3.  I would not know how to tell this tree from a large black birch.  I associated yellow birches with tight vertical coils of bark which I did not see on this tree.

4.  Here, where Esker Road crosses Bissell Brook, the brook was frozen.


5.  A view of Bissell Brook through the abundant hemlock trees from the white-blazed section of Sandy Trail.  Sandy Trail is now divided between a yellow-blazed section (open to horses part of the year) and a white-blazed section which is always closed to horses.


6.  One of the many spots along McLean Game Refuge trails where I saw evidence of vigorous recent trail-clearing work.

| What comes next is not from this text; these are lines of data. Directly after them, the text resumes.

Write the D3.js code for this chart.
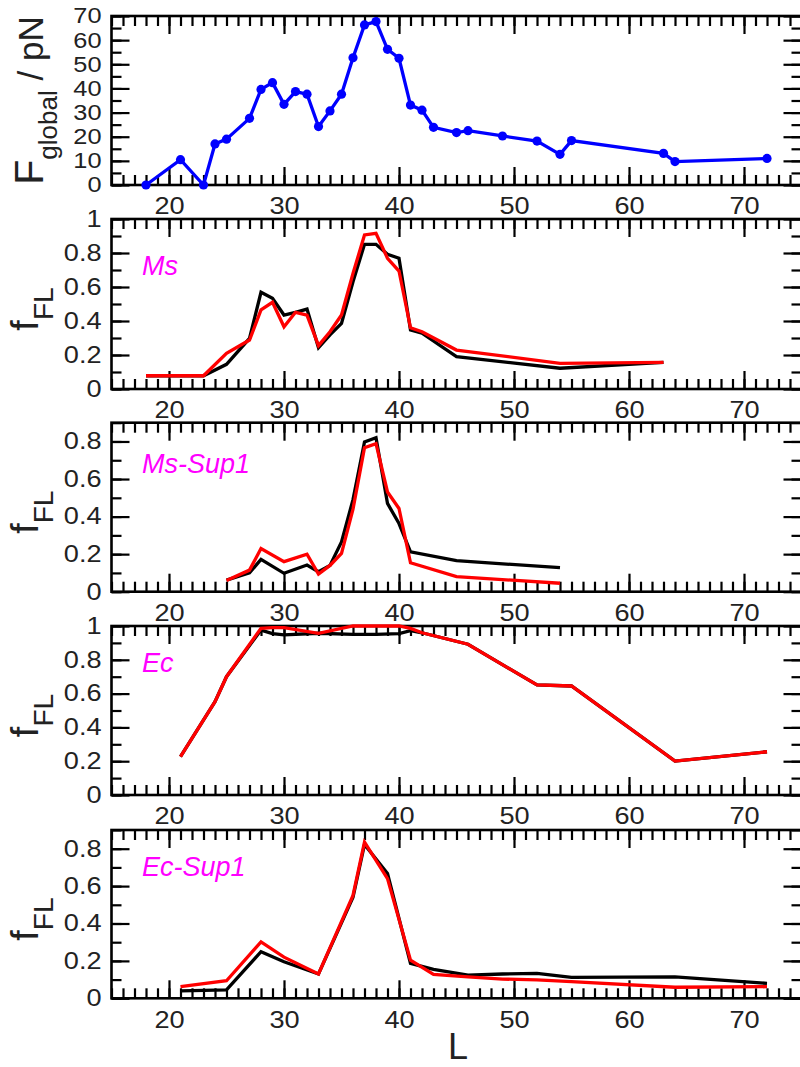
<!DOCTYPE html>
<html>
<head>
<meta charset="utf-8">
<script src="https://cdn.jsdelivr.net/npm/d3@7"></script>
<style>
  html, body { margin: 0; padding: 0; background: #fff; }
  svg { display: block; font-family: "Liberation Sans", Arial, Helvetica, sans-serif; }
</style>
</head>
<body>
<svg id="chart" width="800" height="1067"></svg>
<script>
// ---------------- DATA ----------------
const xTickLabels = [20, 30, 40, 50, 60, 70];
const FTickLabels = [0, 10, 20, 30, 40, 50, 60, 70];
const fTickLabelsFull = [0, 0.2, 0.4, 0.6, 0.8, 1];
const fTickLabelsShort = [0, 0.2, 0.4, 0.6, 0.8];

// Panel 1: F_global / pN
const globalL = [18, 21, 23, 24, 25, 27, 28, 29, 30, 31, 32, 33, 34, 35, 36, 37, 38, 39, 40, 41, 42, 43, 45, 46, 49, 52, 54, 55, 63, 64, 72];
const globalF = [0, 10.5, 0, 17, 19, 27.6, 39.6, 42.4, 33.4, 38.7, 37.6, 24.2, 30.7, 37.6, 52.7, 66.3, 67.7, 56.2, 52.5, 33.1, 31, 23.9, 21.7, 22.5, 20.3, 18.2, 12.7, 18.4, 13.1, 9.7, 11];

// Panel 2: Ms
const msL = [18, 21, 23, 25, 27, 28, 29, 30, 31, 32, 33, 34, 35, 36, 37, 38, 39, 40, 41, 42, 45, 54, 63];
const msBlack = [0.078, 0.078, 0.078, 0.145, 0.298, 0.569, 0.534, 0.435, 0.451, 0.47, 0.243, 0.318, 0.386, 0.631, 0.851, 0.851, 0.792, 0.769, 0.347, 0.328, 0.19, 0.122, 0.157];
const msRed   = [0.078, 0.078, 0.078, 0.21, 0.288, 0.465, 0.51, 0.366, 0.451, 0.435, 0.255, 0.337, 0.435, 0.68, 0.906, 0.916, 0.769, 0.694, 0.36, 0.337, 0.229, 0.151, 0.157];

// Panel 3: Ms-Sup1
const msSupL = [25, 27, 28, 30, 32, 33, 34, 35, 36, 37, 38, 39, 40, 41, 45, 54];
const msSupBlack = [0.062, 0.10, 0.172, 0.098, 0.142, 0.106, 0.14, 0.265, 0.49, 0.797, 0.82, 0.47, 0.363, 0.212, 0.165, 0.128];
const msSupRed   = [0.06, 0.115, 0.23, 0.16, 0.2, 0.094, 0.14, 0.204, 0.44, 0.767, 0.788, 0.531, 0.443, 0.154, 0.08, 0.045];

// Panel 4: Ec
const ecL = [21, 24, 25, 28, 29, 30, 33, 36, 37, 38, 40, 41, 42, 46, 52, 55, 64, 72];
const ecBlack = [0.227, 0.552, 0.7, 0.976, 0.955, 0.947, 0.957, 0.95, 0.95, 0.95, 0.955, 0.972, 0.96, 0.892, 0.651, 0.645, 0.201, 0.256];
const ecRed   = [0.227, 0.552, 0.7, 0.986, 0.99, 0.99, 0.957, 1.0, 1.0, 1.0, 1.0, 0.986, 0.96, 0.892, 0.651, 0.645, 0.201, 0.256];

// Panel 5: Ec-Sup1
const ecSupL = [21, 25, 28, 30, 33, 36, 37, 39, 41, 43, 46, 49, 52, 55, 64, 72];
const ecSupBlack = [0.04, 0.045, 0.249, 0.195, 0.13, 0.54, 0.823, 0.667, 0.187, 0.155, 0.124, 0.13, 0.133, 0.112, 0.115, 0.08];
const ecSupRed   = [0.062, 0.094, 0.302, 0.22, 0.13, 0.55, 0.835, 0.64, 0.204, 0.128, 0.115, 0.103, 0.098, 0.089, 0.059, 0.062];

// ---------------- LAYOUT ----------------
const svg = d3.select("#chart");
const x = d3.scaleLinear().domain([15, 75]).range([111.5, 801.5]);
const xMinor = d3.range(15, 76, 1);

const panels = [
  { top: 16, bottom: 185, ymax: 70, ticks: FTickLabels, minorStep: 5, title: "F", yFont: 21.5,
    series: [{ L: globalL, v: globalF, color: "#0000ff", markers: true }] },
  { top: 219, bottom: 389, ymax: 1, ticks: fTickLabelsFull, minorStep: 0.1, label: "Ms", labelY: 275, yFont: 23,
    series: [{ L: msL, v: msBlack, color: "#000" }, { L: msL, v: msRed, color: "#ff0000" }] },
  { top: 422.7, bottom: 591.7, ymax: 0.9, ticks: fTickLabelsShort, minorStep: 0.1, label: "Ms-Sup1", labelY: 473, yFont: 23,
    series: [{ L: msSupL, v: msSupBlack, color: "#000" }, { L: msSupL, v: msSupRed, color: "#ff0000" }] },
  { top: 626, bottom: 795, ymax: 1, ticks: fTickLabelsFull, minorStep: 0.1, label: "Ec", labelY: 672, yFont: 23,
    series: [{ L: ecL, v: ecBlack, color: "#000" }, { L: ecL, v: ecRed, color: "#ff0000" }] },
  { top: 830, bottom: 998.3, ymax: 0.9, ticks: fTickLabelsShort, minorStep: 0.1, label: "Ec-Sup1", labelY: 876, yFont: 23,
    series: [{ L: ecSupL, v: ecSupBlack, color: "#000" }, { L: ecSupL, v: ecSupRed, color: "#ff0000" }] }
];

const fmt = d => (d === 0 ? "0" : d3.format("~g")(d));
const x0 = x.range()[0], x1 = x.range()[1];

function styleAxis(g, fontSize) {
  g.select(".domain").remove();
  g.selectAll(".tick line").attr("stroke", "#000").attr("stroke-width", 2.2);
  g.selectAll(".tick text").attr("fill", "#222").attr("font-size", fontSize || 23)
    .attr("font-family", "'Liberation Sans', Arial, sans-serif")
    .each(function () {
      const t = d3.select(this);
      if (!t.text()) return;
      const len = this.getComputedTextLength();
      t.attr("textLength", (len * 1.18).toFixed(1)).attr("lengthAdjust", "spacingAndGlyphs");
    });
}

panels.forEach((p, i) => {
  const y = d3.scaleLinear().domain([0, p.ymax]).range([p.bottom, p.top]);
  const yMinor = d3.range(0, p.ymax + 1e-9, p.minorStep).map(v => +v.toFixed(4));
  const g = svg.append("g");

  // minor ticks
  g.append("g").attr("transform", `translate(0,${p.bottom})`)
    .call(d3.axisBottom(x).tickValues(xMinor).tickSize(-10).tickFormat("")).call(styleAxis);
  g.append("g").attr("transform", `translate(0,${p.top})`)
    .call(d3.axisTop(x).tickValues(xMinor).tickSize(-10).tickFormat("")).call(styleAxis);
  g.append("g").attr("transform", `translate(${x0},0)`)
    .call(d3.axisLeft(y).tickValues(yMinor).tickSize(-10).tickFormat("")).call(styleAxis);
  g.append("g").attr("transform", `translate(${x1},0)`)
    .call(d3.axisRight(y).tickValues(yMinor).tickSize(-10).tickFormat("")).call(styleAxis);

  // major ticks
  g.append("g").attr("transform", `translate(0,${p.bottom})`)
    .call(d3.axisBottom(x).tickValues(xTickLabels).tickSize(-18).tickPadding(13).tickFormat(d3.format("d")))
    .call(styleAxis, 23);
  g.append("g").attr("transform", `translate(0,${p.top})`)
    .call(d3.axisTop(x).tickValues(xTickLabels).tickSize(-18).tickFormat("")).call(styleAxis);
  g.append("g").attr("transform", `translate(${x0},0)`)
    .call(d3.axisLeft(y).tickValues(p.ticks).tickSize(-18).tickPadding(10).tickFormat(fmt))
    .call(styleAxis, p.yFont);
  g.append("g").attr("transform", `translate(${x1},0)`)
    .call(d3.axisRight(y).tickValues(p.ticks).tickSize(-18).tickFormat("")).call(styleAxis);

  // frame
  g.append("rect").attr("x", x0).attr("y", p.top).attr("width", x1 - x0).attr("height", p.bottom - p.top)
    .attr("fill", "none").attr("stroke", "#000").attr("stroke-width", 2.6);

  // data
  const line = d3.line().x(d => x(d[0])).y(d => y(d[1]));
  p.series.forEach(s => {
    const pts = s.L.map((L, k) => [L, s.v[k]]);
    g.append("path").datum(pts).attr("d", line).attr("fill", "none")
      .attr("stroke", s.color).attr("stroke-width", 3.3).attr("stroke-linejoin", "miter");
    if (s.markers) {
      g.selectAll(null).data(pts).enter().append("circle")
        .attr("cx", d => x(d[0])).attr("cy", d => y(d[1])).attr("r", 4.6).attr("fill", s.color);
    }
  });

  // y-axis title
  const cy = (p.top + p.bottom) / 2;
  if (p.title === "F") {
    const t = svg.append("text").attr("transform", `translate(43,${cy}) rotate(-90)`)
      .attr("text-anchor", "middle").attr("fill", "#222");
    t.append("tspan").attr("font-size", 41).text("F");
    t.append("tspan").attr("font-size", 26).attr("dy", 14).text("global");
    t.append("tspan").attr("font-size", 35).attr("dy", -14).text(" / pN");
  } else {
    const t = svg.append("text").attr("transform", `translate(38,${cy + 5}) rotate(-90)`)
      .attr("text-anchor", "middle").attr("fill", "#222");
    t.append("tspan").attr("font-size", 38).text("f");
    t.append("tspan").attr("font-size", 28).attr("dy", 15).text("FL");
  }

  if (p.label) {
    svg.append("text").attr("x", 142).attr("y", p.labelY).attr("font-size", 27)
      .attr("font-style", "italic").attr("fill", "#ff00ff").text(p.label);
  }
});

svg.append("text").attr("x", 458).attr("y", 1059).attr("text-anchor", "middle")
  .attr("font-size", 36).attr("fill", "#222").text("L");
</script>
</body>
</html>
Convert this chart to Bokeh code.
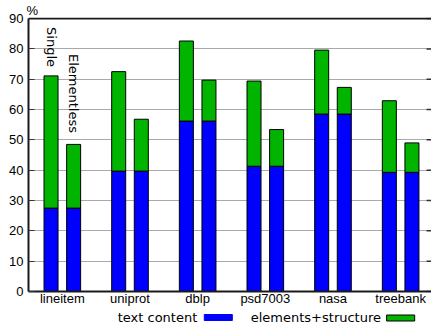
import math

from bokeh.core.properties import value
from bokeh.embed import file_html
from bokeh.layouts import column
from bokeh.models import FixedTicker, Label, Range1d, Span
from bokeh.plotting import figure
from bokeh.resources import INLINE

# Share of document size (%) per dataset
datasets = ["lineitem", "uniprot", "dblp", "psd7003", "nasa", "treebank"]
text_content = [27.5, 39.7, 56.2, 41.3, 58.5, 39.3]
struct_single = [43.6, 32.8, 26.4, 28.1, 21.1, 23.6]
struct_elementless = [21.0, 17.1, 13.5, 12.1, 8.8, 9.7]
y_ticks = [0, 10, 20, 30, 40, 50, 60, 70, 80, 90]
variants = ["Single", "Elementless"]
legend_labels = ["text content", "elements+structure"]

BLUE = "#0000ff"
GREEN = "#00b400"
AXIS = "#1a1a1a"
TICK = "#333333"
TICK_FONT = "Liberation Sans"
TEXT_FONT = "DejaVu Sans"

OFFSET = 0.167
BAR_W = 0.207
Y_TOP = y_ticks[-1]

x_range = Range1d(-0.5, 5.456)
# a hair of headroom so the border line at the top tick is drawn in full
y_range = Range1d(0, Y_TOP + 0.35)

p = figure(
    width=431, height=308,
    x_range=x_range, y_range=y_range,
    output_backend="svg", toolbar_location=None,
    min_border_left=28, min_border_right=0, min_border_top=17, min_border_bottom=17,
    outline_line_color=None,
)

# unit label above the y axis
p.title.text = "%"
p.title.align = "left"
p.title.offset = -2
p.title.standoff = 0
p.title.text_font = TICK_FONT
p.title.text_font_size = "13px"
p.title.text_font_style = "normal"
p.title.text_color = "black"

p.xgrid.visible = False
p.ygrid.ticker = FixedTicker(ticks=y_ticks)
p.ygrid.grid_line_color = "#aaaaaa"
p.ygrid.grid_line_width = 1

idx = list(range(len(datasets)))
totals = {
    "Single": [t + s for t, s in zip(text_content, struct_single)],
    "Elementless": [t + s for t, s in zip(text_content, struct_elementless)],
}
for sign, name in zip((-1, 1), variants):
    xs = [i + sign * OFFSET for i in idx]
    p.vbar(x=xs, width=BAR_W, bottom=0, top=text_content,
           fill_color=BLUE, line_color="black", line_width=1)
    p.vbar(x=xs, width=BAR_W, bottom=text_content, top=totals[name],
           fill_color=GREEN, line_color="black", line_width=1)

# variant labels written vertically over the first group
for sign, name, y0 in zip((-1, 1), variants, (87.2, 78.3)):
    p.add_layout(Label(x=0 + sign * OFFSET, y=y0, text=name, angle=-math.pi / 2,
                       text_align="left", text_baseline="middle",
                       text_font=TEXT_FONT, text_font_size="13px", text_color="black"))

# top border at the last tick and mirrored inward ticks on the right edge
p.add_layout(Span(location=Y_TOP, dimension="width", line_color=AXIS, line_width=2))
p.ray(x=[x_range.end] * len(y_ticks), y=y_ticks, length=5, length_units="screen",
      angle=math.pi, line_color=TICK, line_width=1.5)

# y axis with inward ticks, drawn up to the top border
yax = p.left[0]
yax.ticker = FixedTicker(ticks=y_ticks)
yax.bounds = (0, Y_TOP)
yax.major_tick_in = 6
yax.major_tick_out = 0
yax.minor_tick_line_color = None
yax.major_tick_line_color = TICK
yax.axis_line_width = 2
yax.axis_line_color = AXIS
yax.major_label_text_font = TICK_FONT
yax.major_label_text_font_size = "13px"
yax.major_label_text_color = "black"
yax.major_label_standoff = 5

# x axis with dataset names
xax = p.below[0]
xax.ticker = FixedTicker(ticks=idx)
xax.major_label_overrides = {i: n for i, n in zip(idx, datasets)}
xax.major_tick_line_color = None
xax.major_tick_in = 0
xax.major_tick_out = 0
xax.minor_tick_line_color = None
xax.minor_tick_in = 0
xax.minor_tick_out = 0
xax.axis_line_width = 2
xax.axis_line_color = AXIS
xax.major_label_text_font = TICK_FONT
xax.major_label_text_font_size = "13px"
xax.major_label_text_color = "black"
xax.major_label_standoff = -1

# key row: label followed by its colour swatch
leg = figure(width=431, height=14, x_range=Range1d(0, 431), y_range=Range1d(0, 14),
             output_backend="svg", toolbar_location=None, min_border=0,
             x_axis_location=None, y_axis_location=None, outline_line_color=None)
leg.grid.visible = False
leg.text(x=[180.5, 377], y=[-2, -2], text=legend_labels,
         text_align="right", text_baseline="bottom",
         text_font=value(TEXT_FONT), text_font_size="13px", text_color="black")
leg.quad(left=[188, 383], right=[218, 413], bottom=[2, 1.5], top=[8, 7.5],
         fill_color=[BLUE, GREEN], line_color=[BLUE, "black"], line_width=1)

layout = column(p, leg, spacing=0)
open("out.html", "w").write(file_html(layout, INLINE))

7.  This log across Bissell Brook seems to have been deliberately felled to create a sort of bridge.  The stream is about a foot deep here.  I have never crossed on the log.  I know people who would casually work across the log.  South Trail continues on the other side of Bissell Brook, but, last time I was there, without blazes.  East of Bissell Brook, the section of South Trail west of Barndoor Hills Road has dark blue blazes.  The section of South Trail east of Barndoor Hills Road has white blazes. 


8.  On my way back, I took a picture of this sign on the east side of Barndoor Hills Road, one of several similar signs I encountered on my hike.  The arrow was pointing northeasterly.  I don't think this sign was trying to communicate that one would find South Trail 0.9 miles to the northeast, but that the sign was on South Trail, and that South trail continued for 0.9 miles starting in a northeasterly direction.


9.  This is a turn blaze on the now-white-blazed section of South Trail.  McLean Game Refuge uses horizontal rectangles as blazes, rather than the Connecticut Forest and Park Association vertical dollar-bill-sized blazes.  McLean turn blazes look very much like CFPA end-of-trail blazes.  McLean turn blazes do not indicate the direction of the turn, unlike CFPA turn blazes.


10.  My guess is that there used to be a sign here that said, "Sandy Trail 2.5 mi" with an arrow pointing easterly.  The sign was also missing on the western side of County Road.  That sign should have said, "South Trail 1.5 mi" with an arrow pointing westerly.


1.  Next to my car was one of many pitch pines I saw on my hike.  Note the bark divided into roughly rectangular plates, and the needles in clumps of three.  Pitch pines like sandy soil.